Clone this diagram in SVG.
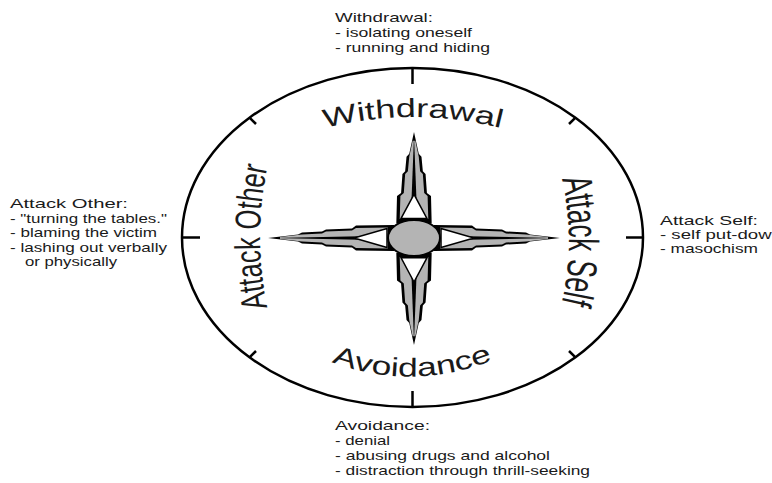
<svg xmlns="http://www.w3.org/2000/svg" xmlns:xlink="http://www.w3.org/1999/xlink" width="772" height="483" viewBox="0 0 772 483">
<style>
  .lbl { font-family: "Liberation Sans", Arial, sans-serif; font-size: 13px; fill: #1a1a1a; }
  .arc { font-family: "Liberation Sans", Arial, sans-serif; fill: #1a1a1a; }
  .line { stroke: #000; stroke-width: 2.5; fill: none; }
</style>
<defs>
  <g id="arm">
    <path fill="#000" d="M20,-13 L58,-12.5 L62,-9.5 L88,-8.5 L92,-6.5 L112,-5.5 L116,-3.5 L146,0 L116,3.5 L112,5.5 L92,6.5 L88,8.5 L62,9.5 L58,12.5 L20,13 Z"/>
    <path fill="#b4b4b4" d="M26,-10.5 L58,-10 L62,-7.5 L88,-6.5 L92,-4.5 L112,-3.5 L134,-1 L134,1 L112,3.5 L92,4.5 L88,6.5 L62,7.5 L58,10 L26,10.5 Z"/>
    <path fill="#000" d="M54,-1.8 L141,0 L54,1.8 Z"/>
    <path fill="#fff" stroke="#000" stroke-width="1.5" vector-effect="non-scaling-stroke" d="M27,-9.5 L60,0 L27,9.5 Z"/>
  </g>
  <path id="pW" d="M318,130 Q413,104 508,130"/>
  <path id="pA" d="M326,360 Q412,394 498,358"/>
  <path id="pO" d="M268,310 Q252,237 268,164"/>
  <path id="pS" d="M561,176 Q577,241 561,306"/>
</defs>

<g id="compass-ring">
  <ellipse class="line" cx="412.5" cy="237.5" rx="230.5" ry="169.5"/>
</g>

<g id="connectors">
  <path class="line" d="M412.5,68 V84"/>
  <path class="line" d="M412.5,407 V391"/>
  <path class="line" d="M182,237.5 H200"/>
  <path class="line" d="M643,237.5 H626"/>
  <path class="line" d="M249.5,117.6 L256,124"/>
  <path class="line" d="M575.5,117.6 L569,124"/>
  <path class="line" d="M249.5,357.4 L256,351"/>
  <path class="line" d="M575.5,357.4 L569,351"/>
</g>

<g id="star">
  <use xlink:href="#arm" transform="translate(414,238)"/>
  <use xlink:href="#arm" transform="translate(414,238) rotate(180)"/>
  <use xlink:href="#arm" transform="translate(414,238) rotate(-90) scale(0.726,1.36)"/>
  <use xlink:href="#arm" transform="translate(414,238) rotate(90) scale(0.733,1.36)"/>
  <ellipse cx="414" cy="238" rx="26" ry="18" fill="#b4b4b4" stroke="#000" stroke-width="2"/>
</g>

<g id="label-withdrawal">
  <text class="arc" font-size="26"><textPath xlink:href="#pW" startOffset="50%" text-anchor="middle" textLength="178" lengthAdjust="spacingAndGlyphs">Withdrawal</textPath></text>
</g>
<g id="label-avoidance">
  <text class="arc" font-size="26"><textPath xlink:href="#pA" startOffset="50%" text-anchor="middle" textLength="165" lengthAdjust="spacingAndGlyphs">Avoidance</textPath></text>
</g>
<g id="label-attack-other">
  <text class="arc" font-size="36"><textPath xlink:href="#pO" startOffset="50%" text-anchor="middle" textLength="142" lengthAdjust="spacingAndGlyphs">Attack Other</textPath></text>
</g>
<g id="label-attack-self">
  <text class="arc" font-size="42"><textPath xlink:href="#pS" startOffset="50%" text-anchor="middle" textLength="125" lengthAdjust="spacingAndGlyphs">Attack Self</textPath></text>
</g>

<g id="note-withdrawal">
  <text class="lbl" x="335" y="22" textLength="98" lengthAdjust="spacingAndGlyphs">Withdrawal:</text>
  <text class="lbl" x="335" y="37" textLength="137" lengthAdjust="spacingAndGlyphs">- isolating oneself</text>
  <text class="lbl" x="335" y="52" textLength="155" lengthAdjust="spacingAndGlyphs">- running and hiding</text>
</g>
<g id="note-attack-other">
  <text class="lbl" x="10" y="208" textLength="118" lengthAdjust="spacingAndGlyphs">Attack Other:</text>
  <text class="lbl" x="10" y="223" textLength="157" lengthAdjust="spacingAndGlyphs">- "turning the tables."</text>
  <text class="lbl" x="10" y="237" textLength="147" lengthAdjust="spacingAndGlyphs">- blaming the victim</text>
  <text class="lbl" x="10" y="252" textLength="157" lengthAdjust="spacingAndGlyphs">- lashing out verbally</text>
  <text class="lbl" x="25" y="266" textLength="92" lengthAdjust="spacingAndGlyphs">or physically</text>
</g>
<g id="note-attack-self">
  <text class="lbl" x="660" y="225" textLength="98" lengthAdjust="spacingAndGlyphs">Attack Self:</text>
  <text class="lbl" x="660" y="239" textLength="122" lengthAdjust="spacingAndGlyphs">- self put-down</text>
  <text class="lbl" x="660" y="253" textLength="98" lengthAdjust="spacingAndGlyphs">- masochism</text>
</g>
<g id="note-avoidance">
  <text class="lbl" x="335" y="430" textLength="95" lengthAdjust="spacingAndGlyphs">Avoidance:</text>
  <text class="lbl" x="335" y="445" textLength="55" lengthAdjust="spacingAndGlyphs">- denial</text>
  <text class="lbl" x="335" y="460" textLength="215" lengthAdjust="spacingAndGlyphs">- abusing drugs and alcohol</text>
  <text class="lbl" x="335" y="475" textLength="255" lengthAdjust="spacingAndGlyphs">- distraction through thrill-seeking</text>
</g>
</svg>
..............................
**What the task asks**.
Write out the material above once more, exactly as it reads, with no pictures.

**Correct answer**.
Clone this diagram in SVG.
<svg xmlns="http://www.w3.org/2000/svg" xmlns:xlink="http://www.w3.org/1999/xlink" width="772" height="483" viewBox="0 0 772 483">
<style>
  .lbl { font-family: "Liberation Sans", Arial, sans-serif; font-size: 13px; fill: #1a1a1a; }
  .arc { font-family: "Liberation Sans", Arial, sans-serif; fill: #1a1a1a; }
  .line { stroke: #000; stroke-width: 2.5; fill: none; }
</style>
<defs>
  <g id="arm">
    <path fill="#000" d="M20,-13 L58,-12.5 L62,-9.5 L88,-8.5 L92,-6.5 L112,-5.5 L116,-3.5 L146,0 L116,3.5 L112,5.5 L92,6.5 L88,8.5 L62,9.5 L58,12.5 L20,13 Z"/>
    <path fill="#b4b4b4" d="M26,-10.5 L58,-10 L62,-7.5 L88,-6.5 L92,-4.5 L112,-3.5 L134,-1 L134,1 L112,3.5 L92,4.5 L88,6.5 L62,7.5 L58,10 L26,10.5 Z"/>
    <path fill="#000" d="M54,-1.8 L141,0 L54,1.8 Z"/>
    <path fill="#fff" stroke="#000" stroke-width="1.5" vector-effect="non-scaling-stroke" d="M27,-9.5 L60,0 L27,9.5 Z"/>
  </g>
  <path id="pW" d="M318,130 Q413,104 508,130"/>
  <path id="pA" d="M326,360 Q412,394 498,358"/>
  <path id="pO" d="M268,310 Q252,237 268,164"/>
  <path id="pS" d="M561,176 Q577,241 561,306"/>
</defs>

<g id="compass-ring">
  <ellipse class="line" cx="412.5" cy="237.5" rx="230.5" ry="169.5"/>
</g>

<g id="connectors">
  <path class="line" d="M412.5,68 V84"/>
  <path class="line" d="M412.5,407 V391"/>
  <path class="line" d="M182,237.5 H200"/>
  <path class="line" d="M643,237.5 H626"/>
  <path class="line" d="M249.5,117.6 L256,124"/>
  <path class="line" d="M575.5,117.6 L569,124"/>
  <path class="line" d="M249.5,357.4 L256,351"/>
  <path class="line" d="M575.5,357.4 L569,351"/>
</g>

<g id="star">
  <use xlink:href="#arm" transform="translate(414,238)"/>
  <use xlink:href="#arm" transform="translate(414,238) rotate(180)"/>
  <use xlink:href="#arm" transform="translate(414,238) rotate(-90) scale(0.726,1.36)"/>
  <use xlink:href="#arm" transform="translate(414,238) rotate(90) scale(0.733,1.36)"/>
  <ellipse cx="414" cy="238" rx="26" ry="18" fill="#b4b4b4" stroke="#000" stroke-width="2"/>
</g>

<g id="label-withdrawal">
  <text class="arc" font-size="26"><textPath xlink:href="#pW" startOffset="50%" text-anchor="middle" textLength="178" lengthAdjust="spacingAndGlyphs">Withdrawal</textPath></text>
</g>
<g id="label-avoidance">
  <text class="arc" font-size="26"><textPath xlink:href="#pA" startOffset="50%" text-anchor="middle" textLength="165" lengthAdjust="spacingAndGlyphs">Avoidance</textPath></text>
</g>
<g id="label-attack-other">
  <text class="arc" font-size="36"><textPath xlink:href="#pO" startOffset="50%" text-anchor="middle" textLength="142" lengthAdjust="spacingAndGlyphs">Attack Other</textPath></text>
</g>
<g id="label-attack-self">
  <text class="arc" font-size="42"><textPath xlink:href="#pS" startOffset="50%" text-anchor="middle" textLength="125" lengthAdjust="spacingAndGlyphs">Attack Self</textPath></text>
</g>

<g id="note-withdrawal">
  <text class="lbl" x="335" y="22" textLength="98" lengthAdjust="spacingAndGlyphs">Withdrawal:</text>
  <text class="lbl" x="335" y="37" textLength="137" lengthAdjust="spacingAndGlyphs">- isolating oneself</text>
  <text class="lbl" x="335" y="52" textLength="155" lengthAdjust="spacingAndGlyphs">- running and hiding</text>
</g>
<g id="note-attack-other">
  <text class="lbl" x="10" y="208" textLength="118" lengthAdjust="spacingAndGlyphs">Attack Other:</text>
  <text class="lbl" x="10" y="223" textLength="157" lengthAdjust="spacingAndGlyphs">- "turning the tables."</text>
  <text class="lbl" x="10" y="237" textLength="147" lengthAdjust="spacingAndGlyphs">- blaming the victim</text>
  <text class="lbl" x="10" y="252" textLength="157" lengthAdjust="spacingAndGlyphs">- lashing out verbally</text>
  <text class="lbl" x="25" y="266" textLength="92" lengthAdjust="spacingAndGlyphs">or physically</text>
</g>
<g id="note-attack-self">
  <text class="lbl" x="660" y="225" textLength="98" lengthAdjust="spacingAndGlyphs">Attack Self:</text>
  <text class="lbl" x="660" y="239" textLength="122" lengthAdjust="spacingAndGlyphs">- self put-down</text>
  <text class="lbl" x="660" y="253" textLength="98" lengthAdjust="spacingAndGlyphs">- masochism</text>
</g>
<g id="note-avoidance">
  <text class="lbl" x="335" y="430" textLength="95" lengthAdjust="spacingAndGlyphs">Avoidance:</text>
  <text class="lbl" x="335" y="445" textLength="55" lengthAdjust="spacingAndGlyphs">- denial</text>
  <text class="lbl" x="335" y="460" textLength="215" lengthAdjust="spacingAndGlyphs">- abusing drugs and alcohol</text>
  <text class="lbl" x="335" y="475" textLength="255" lengthAdjust="spacingAndGlyphs">- distraction through thrill-seeking</text>
</g>
</svg>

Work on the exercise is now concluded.